Re: NMI between switch_mm and switch_to

From: Ingo Molnar
Date: Mon Aug 03 2009 - 04:29:39 EST



* Peter Zijlstra <a.p.zijlstra@xxxxxxxxx> wrote:

> On Tue, 2009-07-28 at 14:49 +1000, Paul Mackerras wrote:
>
> > Ben H. suggested there might be a problem if we get a PMU
> > interrupt and try to do a stack trace of userspace in the
> > interval between when we call switch_mm() from
> > sched.c:context_switch() and when we call switch_to(). If we
> > get an NMI in that interval and do a stack trace of userspace,
> > we'll see the registers of the old task but when we peek at user
> > addresses we'll see the memory image for the new task, so the
> > stack trace we get will be completely bogus.
> >
> > Is this in fact also a problem on x86, or is there some subtle
> > reason why it can't happen there?
>
> I can't spot one, maybe Ingo can when he's back :-)
>
> So I think this is very good spotting from Ben.

Yeah.

> We could use preempt notifiers (or put in our own hooks) to
> disable callchains during the context switch I suppose.

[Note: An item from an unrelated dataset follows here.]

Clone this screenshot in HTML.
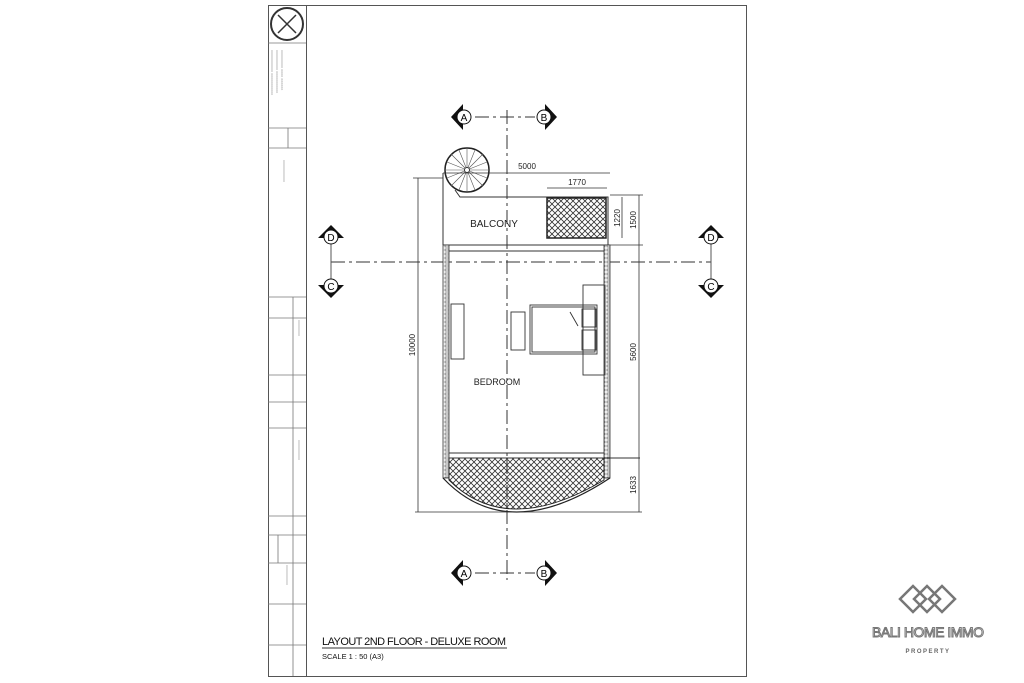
<!DOCTYPE html>
<html><head><style>
html,body{margin:0;padding:0;background:#fff;}
svg{display:block;font-family:"Liberation Sans",sans-serif;}
</style></head><body>
<svg width="1024" height="683" viewBox="0 0 1024 683" xmlns="http://www.w3.org/2000/svg">
<defs>
<pattern id="h" width="6" height="6" patternUnits="userSpaceOnUse">
<path d="M0 0L6 6M6 0L0 6" stroke="#333" stroke-width="0.8"/>
</pattern>
<pattern id="w" width="6" height="4" patternUnits="userSpaceOnUse">
<rect width="6" height="4" fill="#fff"/><rect x="1" y="1" width="4" height="2" fill="none" stroke="#444" stroke-width="0.6"/>
</pattern>
</defs>
<rect width="1024" height="683" fill="#fff"/>
<rect x="268.5" y="5.5" width="478" height="671" fill="none" stroke="#555" stroke-width="1"/>
<line x1="306.5" y1="5" x2="306.5" y2="676" stroke="#555"/>
<g stroke="#777" stroke-width="0.8" fill="none">
<line x1="268" y1="43" x2="306" y2="43"/>
<line x1="268" y1="128" x2="306" y2="128"/>
<line x1="268" y1="148" x2="306" y2="148"/>
<line x1="268" y1="297" x2="306" y2="297"/>
<line x1="268" y1="318" x2="306" y2="318"/>
<line x1="268" y1="375" x2="306" y2="375"/>
<line x1="268" y1="402" x2="306" y2="402"/>
<line x1="268" y1="428" x2="306" y2="428"/>
<line x1="268" y1="516" x2="306" y2="516"/>
<line x1="268" y1="535" x2="306" y2="535"/>
<line x1="268" y1="563" x2="306" y2="563"/>
<line x1="268" y1="604" x2="306" y2="604"/>
<line x1="268" y1="645" x2="306" y2="645"/>
<line x1="288" y1="128" x2="288" y2="148"/>
<line x1="293" y1="297" x2="293" y2="676"/>
<line x1="278" y1="535" x2="278" y2="563"/>
</g>
<circle cx="287" cy="24" r="16" fill="none" stroke="#333" stroke-width="2"/>
<path d="M278 15L296 33M296 15L278 33" stroke="#333" stroke-width="1.5"/>
<g fill="#aaa" font-size="4">
<text transform="translate(281,50) rotate(90)">xxxxxxxxx xxxx xxxxxx</text>
<text transform="translate(276,50) rotate(90)">xxxxxxxxxx xxxxxxxxxxx</text>
<text transform="translate(271,50) rotate(90)">xxxxxxxxxxx xxxxxxxxxxx</text>
<text transform="translate(283,160) rotate(90)">xxxxxxxxxxx</text>
<text transform="translate(298,320) rotate(90)">xxxxxxxx</text>
<text transform="translate(298,440) rotate(90)">xxxxxxxxxx</text>
<text transform="translate(286,565) rotate(90)">xxxxxxxxxx</text>
</g>
<g stroke="#333" stroke-width="1" fill="none" stroke-dasharray="14,4,3,4">
<line x1="507" y1="110" x2="507" y2="580"/>
<line x1="475" y1="117" x2="535" y2="117"/>
<line x1="475" y1="573" x2="535" y2="573"/>
<line x1="331" y1="262" x2="711" y2="262"/>
</g>
<line x1="331" y1="237" x2="331" y2="286" stroke="#555"/>
<line x1="711" y1="237" x2="711" y2="286" stroke="#555"/>
<g font-size="10" text-anchor="middle">
<path d="M451 117L463 104L463 130Z" fill="#111"/><circle cx="464" cy="117" r="7" fill="#fff" stroke="#111"/><text x="464" y="121">A</text>
<path d="M557 117L545 104L545 130Z" fill="#111"/><circle cx="544" cy="117" r="7" fill="#fff" stroke="#111"/><text x="544" y="121">B</text>
<path d="M451 573L463 560L463 586Z" fill="#111"/><circle cx="464" cy="573" r="7" fill="#fff" stroke="#111"/><text x="464" y="577">A</text>
<path d="M557 573L545 560L545 586Z" fill="#111"/><circle cx="544" cy="573" r="7" fill="#fff" stroke="#111"/><text x="544" y="577">B</text>
<path d="M331 225L318 238L344 238Z" fill="#111"/><circle cx="331" cy="237" r="7" fill="#fff" stroke="#111"/><text x="331" y="241">D</text>
<path d="M331 298L318 285L344 285Z" fill="#111"/><circle cx="331" cy="286" r="7" fill="#fff" stroke="#111"/><text x="331" y="290">C</text>
<path d="M711 225L698 238L724 238Z" fill="#111"/><circle cx="711" cy="237" r="7" fill="#fff" stroke="#111"/><text x="711" y="241">D</text>
<path d="M711 298L698 285L724 285Z" fill="#111"/><circle cx="711" cy="286" r="7" fill="#fff" stroke="#111"/><text x="711" y="290">C</text>
</g>
<circle cx="467" cy="170" r="22" fill="#fff" stroke="#222" stroke-width="1.5"/>
<g stroke="#555" stroke-width="0.6">
<line x1="467" y1="148" x2="467" y2="192"/><line x1="445" y1="170" x2="489" y2="170"/>
<line x1="451" y1="154" x2="483" y2="186"/><line x1="483" y1="154" x2="451" y2="186"/>
<line x1="459" y1="150" x2="475" y2="190"/><line x1="475" y1="150" x2="459" y2="190"/>
<line x1="447" y1="162" x2="487" y2="178"/><line x1="447" y1="178" x2="487" y2="162"/>
</g>
<circle cx="467" cy="170" r="2.5" fill="#fff" stroke="#333"/>
<g stroke="#333" fill="none" stroke-width="1">
<path d="M443 173V245M455 190L460 197H608V245"/>
<line x1="443" y1="245" x2="610" y2="245"/>
<line x1="449" y1="251" x2="604" y2="251"/>
</g>
<rect x="547" y="198" width="59" height="40" fill="url(#h)" stroke="#222" stroke-width="1.5"/>
<text x="494" y="227" font-size="10" text-anchor="middle" fill="#222">BALCONY</text>
<rect x="443" y="245" width="6" height="233" fill="url(#w)" stroke="#333" stroke-width="0.8"/>
<rect x="604" y="245" width="6" height="233" fill="url(#w)" stroke="#333" stroke-width="0.8"/>
<line x1="449" y1="453" x2="604" y2="453" stroke="#333"/>
<path d="M449 458H604V481Q530 538 507 539Q484 538 449 481Z" fill="none"/>
<path d="M449 458H604V480Q507 538 449 480Z" fill="url(#h)" stroke="#222"/>
<path d="M443 478Q507 546 610 478" fill="none" stroke="#222" stroke-width="1.2"/>
<line x1="449" y1="458" x2="640" y2="458" stroke="#333"/>
<g stroke="#333" fill="none" stroke-width="0.9">
<rect x="451" y="304" width="13" height="55"/>
<rect x="511" y="312" width="14" height="38"/>
<rect x="530" y="305" width="67" height="49"/>
<rect x="532" y="307" width="63" height="45"/>
<rect x="583" y="285" width="22" height="90"/>
<rect x="582" y="309" width="14" height="18"/>
<rect x="582" y="330" width="14" height="20"/>
<path d="M570 312L578 326"/>
</g>
<text x="497" y="385" font-size="9" text-anchor="middle" fill="#222">BEDROOM</text>
<g stroke="#333" stroke-width="0.8" fill="none">
<line x1="443" y1="173" x2="610" y2="173"/>
<line x1="547" y1="188" x2="607" y2="188"/>
<line x1="622" y1="197" x2="622" y2="238"/>
<line x1="639" y1="195" x2="639" y2="512"/>
<line x1="418" y1="178" x2="418" y2="512"/>
<line x1="413" y1="178" x2="443" y2="178"/>
<line x1="415" y1="512" x2="642" y2="512"/>
<line x1="610" y1="195" x2="643" y2="195"/>
<line x1="610" y1="245" x2="643" y2="245"/>
</g>
<g font-size="8" fill="#222" text-anchor="middle">
<text x="527" y="169">5000</text>
<text x="577" y="185">1770</text>
<text transform="translate(620,218) rotate(-90)">1220</text>
<text transform="translate(636,220) rotate(-90)">1500</text>
<text transform="translate(415,345) rotate(-90)">10000</text>
<text transform="translate(636,352) rotate(-90)">5600</text>
<text transform="translate(636,485) rotate(-90)">1633</text>
</g>
<text x="322" y="645" font-size="11" fill="#111" textLength="184">LAYOUT 2ND FLOOR - DELUXE ROOM</text>
<line x1="322" y1="648" x2="507" y2="648" stroke="#333"/>
<text x="322" y="659" font-size="7.5" fill="#111">SCALE 1 : 50 (A3)</text>
<g fill="none" stroke="#777" stroke-width="2.5">
<path d="M913 586L900 599L913 612L926 599Z"/>
<path d="M927 586L914 599L927 612L940 599Z"/>
<path d="M942 586L929 599L942 612L955 599Z"/>
</g>
<text x="928" y="637" font-size="14" text-anchor="middle" fill="#fff" stroke="#777" stroke-width="1" textLength="112">BALI HOME IMMO</text>
<text x="928" y="653" font-size="6" font-weight="bold" text-anchor="middle" fill="#666" letter-spacing="1.5">PROPERTY</text>
</svg>
</body></html>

I think we should only disable user call-chains i think - the
in-kernel call-chain is still reliable.

Also, i think we dont need preempt notifiers, we can use a simple
check like this:

if (current->mm &&
cpu_isset(smp_processor_id(), &current->mm->cpu_vm_mask) {

...
}

In the user-call-chain code. We'd only touch the user memory image
if that bit is set. cpu_vm_mask is maintained atomically and before
we switch the MM, so it should be race-free.